Carson Sometimes Deviates From GOP Healthcare Thought

Ben Carson lambastes “Obamacare” as much as the next Republican presidential candidate, but the neurosurgeon-turned-politician has a history of healthcare ideas that puts him outside mainstream conservative thought on the issue.
Carson Sometimes Deviates From GOP Healthcare Thought
Republican Presidential candidate Dr. Ben Carson speaks at Liberty University in Lynchburg, Va., Wednesday, Nov. 11, 2015. (AP Photo/Steve Helber)
The Associated Press
11/16/2015
Updated:
11/16/2015

ATLANTA—Ben Carson lambastes “Obamacare” as much as the next Republican presidential candidate, but the neurosurgeon-turned-politician has a history of healthcare ideas that puts him outside mainstream conservative thought on the issue.

Private insurance companies, he has said, should be little more than “non-profit service organizations,” with government capping their profit margins. Meanwhile, the federal government could offer catastrophic care coverage akin to the National Flood Insurance Program, paid for with taxes on insurers’ profits.
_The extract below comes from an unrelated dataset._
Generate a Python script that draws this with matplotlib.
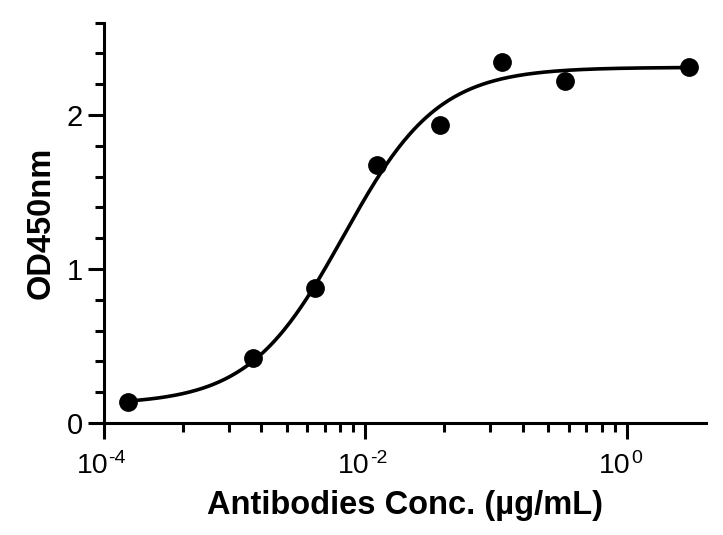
import numpy as np
import matplotlib
matplotlib.use("Agg")
import matplotlib.pyplot as plt
from matplotlib.ticker import FixedLocator, FixedFormatter, NullFormatter
import matplotlib.transforms as mtransforms

plt.rcParams['font.family'] = ['Liberation Sans', 'DejaVu Sans']

# Data (3-fold dilution series, µg/mL) and OD450 readings
conc = [3.0, 0.3333, 0.1111, 0.03704, 0.01235, 0.004115, 0.001372, 0.0001524]
od450 = [2.313, 2.223, 2.346, 1.935, 1.675, 0.875, 0.420, 0.138]

# 4-parameter logistic fit parameters
fit_bottom = 0.12
fit_top = 2.31
fit_ec50 = 0.0068
fit_hill = 1.2

xticks_major = [1e-4, 1e-2, 1e0]
xtick_base = ['10', '10', '10']
xtick_exp = ['-4', '-2', '0']
yticks_major = [0, 1, 2]

W, H = 723, 535
fig = plt.figure(figsize=(W / 100, H / 100), dpi=100)
ax = fig.add_axes([104 / W, (H - 423) / H, (706 - 104) / W, (423 - 22.7) / H])

xs = np.logspace(np.log10(min(conc)), np.log10(max(conc)), 400)
ys = fit_bottom + (fit_top - fit_bottom) / (1 + (fit_ec50 / xs) ** fit_hill)
ax.plot(xs, ys, color='black', lw=2.6, solid_capstyle='round', zorder=2)
ax.plot(conc, od450, 'o', color='black', ms=12.5, zorder=3)

ax.set_xscale('log')
ax.set_xlim(1e-4, 4.03)
ax.set_ylim(0, 2.6)

ax.xaxis.set_major_locator(FixedLocator(xticks_major))
ax.xaxis.set_major_formatter(NullFormatter())
minor_x = [10 ** (a + 2 * np.log10(k)) for a in (-4, -2) for k in range(2, 10)]
ax.xaxis.set_minor_locator(FixedLocator(minor_x))
ax.xaxis.set_minor_formatter(NullFormatter())

ax.yaxis.set_major_locator(FixedLocator(yticks_major))
ax.yaxis.set_major_formatter(FixedFormatter([str(v) for v in yticks_major]))
ax.yaxis.set_minor_locator(FixedLocator([0.2, 0.4, 0.6, 0.8, 1.2, 1.4, 1.6, 1.8, 2.2, 2.4, 2.6]))

for s in ('top', 'right'):
    ax.spines[s].set_visible(False)
for s in ('left', 'bottom'):
    ax.spines[s].set_linewidth(2.2)

ax.tick_params(which='major', direction='out', length=11.5, width=2.2, labelsize=21, pad=3.8)
ax.tick_params(which='minor', direction='out', length=6.5, width=2.2)

# x tick labels as 10 with superscript exponent
trans = mtransforms.blended_transform_factory(ax.transData, ax.transAxes)
for xv, b, e in zip(xticks_major, xtick_base, xtick_exp):
    ax.annotate(b, xy=(xv, 0), xycoords=trans, xytext=(2.9, -35.8),
                textcoords='offset points', ha='right', va='baseline',
                fontsize=20.5, annotation_clip=False)
    ax.annotate(e, xy=(xv, 0), xycoords=trans, xytext=(3.2, -28.8),
                textcoords='offset points', ha='left', va='baseline',
                fontsize=14, annotation_clip=False)

fig.text(405 / W, (H - 514) / H, 'Antibodies Conc. (µg/mL)', fontsize=23.5,
         fontweight='bold', ha='center', va='baseline')
fig.text(41 / W, (H - 223) / H, 'OD450nm', fontsize=23.5, fontweight='bold',
         rotation=90, ha='center', va='center')

fig.savefig('out.png', dpi=100)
He has called for government regulators to determine— “with the help of medical professionals”—what providers can charge for care, ensuring “fair and consistent” payments “throughout the country.”

Once he declared his candidacy, Carson said he'd scrap Medicare and Medicaid—two longtime targets of conservatives—and spend the money instead on giving every American $2,000 a year for a health savings account. Then he hedged and said Medicare and Medicaid beneficiaries could choose whether they wanted the stipend or their existing government coverage, though he has not explained how to pay for both structures at once.

Now, three months from when Iowa and New Hampshire voters cast ballots, Carson’s campaign is promising a policy announcement that will clarify just where the candidate stands on healthcare. “Once we issue our paper, there will be no more questions,” said Carson adviser Doug Watts.

Carson’s posture on health policy is an ideological mishmash that highlights his unconventional style, which he’s ridden to the top of several national and early-state polls. Yet it also raises questions about whether Carson can sustain that strong standing as he draws more scrutiny in a deep field.

His rivals have yet to criticize his healthcare record aggressively, but at least one prominent conservative group has taken notice—the same organization whose super PAC has spent $1 million in Iowa going after another GOP front-runner, businessman Donald Trump, for supporting tax increases and the use of eminent domain for private development.

Club for Growth accuses Carson of “philosophical fuzzy-mindedness” and says many of his healthcare ideas “come straight out of the left’s playbook.”

David McIntosh, the group’s president, said Club for Growth’s PAC has no plans to advertise against Carson, but he said Carson’s record makes it “seem like he'd still be learning on the job” if he were elected.

“We’ve wondered, does he have an appreciation for how a market works and whether people benefit from competition?” McIntosh said.

Watts said Carson has always been consistent in arguing that government and the insurance industry together have acted as inappropriate “middle men” between providers and patients. He said any Carson policy would curtail that with a “nuanced approach.”

Carson’s previous statements on healthcare are indeed nuanced.

In a 2012 book, “America the Beautiful,” he cited his Christian faith— “every time Jesus arrived in a new area, he first healed the sick”—in arguing that society “perhaps” should “make sure that the basic needs of the most helpless among us are taken care of.” He said the rest of the population—including people of modest means—should pay something for their care.

He delighted conservatives in 2013 when he declared: “Obamacare is really I think the worst thing that has happened in this nation since slavery.” And his proposal for healthcare savings accounts is standard fare among Republicans advocating “free-market” health insurance policy.

Yet the subsidies he has proposed for health savings accounts could end up as another version of existing subsidies that, under Obama’s healthcare law, help working-class citizens buy private coverage. The question, McIntosh argues, is whether Carson would, in turn, try to dictate coverage standards of private policies, as Obama’s law does.

Some of Carson’s commentary on insurers echoes criticisms Obama used in arguing for the 2010 law.

Carson has blamed for-profit insurers for squeezing out providers’ ability to offer more indigent care because hospitals and physicians spend so much money getting claims paid by insurance firms, which give providers low reimbursements. “Insurance companies call the shots on what they want to pay, to whom, and when,” Carson wrote in 2012.

Before he was a declared politician, Carson acknowledged that his views defy Washington’s typical ideological and partisan wrangle.

“Who is right?” Carson wrote three years before his campaign. “Those who feel that it is our moral obligation to treat everyone regardless of cost, or those who feel that rationing and other means of cost containment make more sense.”

Carson went on: “As with virtually all controversial issues, the answer usually lies somewhere in between, and compromise can be very helpful.”

Carson supporter Paige Mitts, a Georgia financial planner who worked previously in healthcare administration, said Carson’s statements do not worry her. “He’s trying to solve complicated problems,” she said. “Maybe we should consider it a good thing that he’s hard to put in an ideological box.”